On hard, non-porous surfaces, yes. The sodium hypochlorite kills surface growth on contact and removes the dark stain at the same time. On porous materials like drywall and bare wood, it only reaches the surface layer. The roots underneath survive, and the water in the spray feeds them. That's why bleached patches often grow back within weeks. Treat it as a hard-surface cleaner, never as a whole-house mold fix.
Is Mold Armor the same as bleach?
The flagship Mold and Mildew Killer + Quick Stain Remover is built on sodium hypochlorite, the same active ingredient as household bleach. The label and the safety data sheet both confirm it, which is why the bottle carries bleach-style warnings. A few products in the Mold Armor line use different chemistry, so read the label on your exact bottle. Handle the flagship with the same care you'd give straight bleach.
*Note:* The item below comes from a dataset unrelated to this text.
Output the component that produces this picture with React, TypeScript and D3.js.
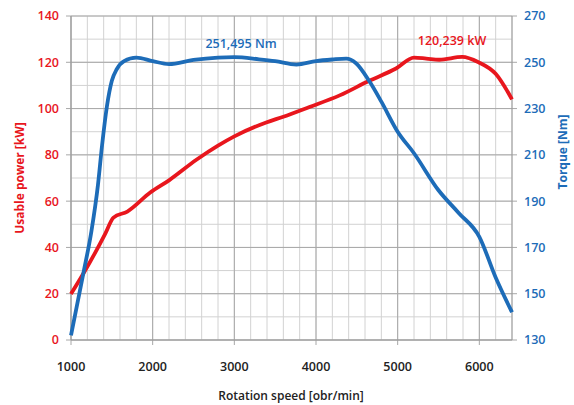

Can I use Mold Armor on drywall or wood?
Not as the only treatment. On porous materials, the chlorine stays near the surface while the water soaks in and feeds the mold roots, so the colony usually comes back. For wood, remove visible growth and follow with Concrobium or 3% hydrogen peroxide. Drywall where mold has grown through the paper backing should be cut out and replaced. For anything larger than 10 square feet, hire a qualified mold remediation professional.
Is Mold Armor safe to use indoors?
It's manageable for small bathroom jobs when you follow the label. Open a window, run the exhaust fan, and wear rubber gloves and eye protection. Never mix it with ammonia or with acids like vinegar. Those combinations release dangerous gases. Keep kids and pets out of the room until surfaces are rinsed and dry and the air has cleared. If fumes are a concern, use a bleach-free product like Concrobium instead.
Which is better: Mold Armor or Concrobium?
It depends on the surface. Mold Armor wins on glazed tile, tubs, glass, and vinyl siding where you want stains gone fast. Concrobium wins on wood, concrete, and anywhere fumes are a problem, because it dries into a film that keeps protecting the surface after the job is done. For most indoor mold work, Concrobium is the safer default. Neither product fixes the moisture problem that caused the mold.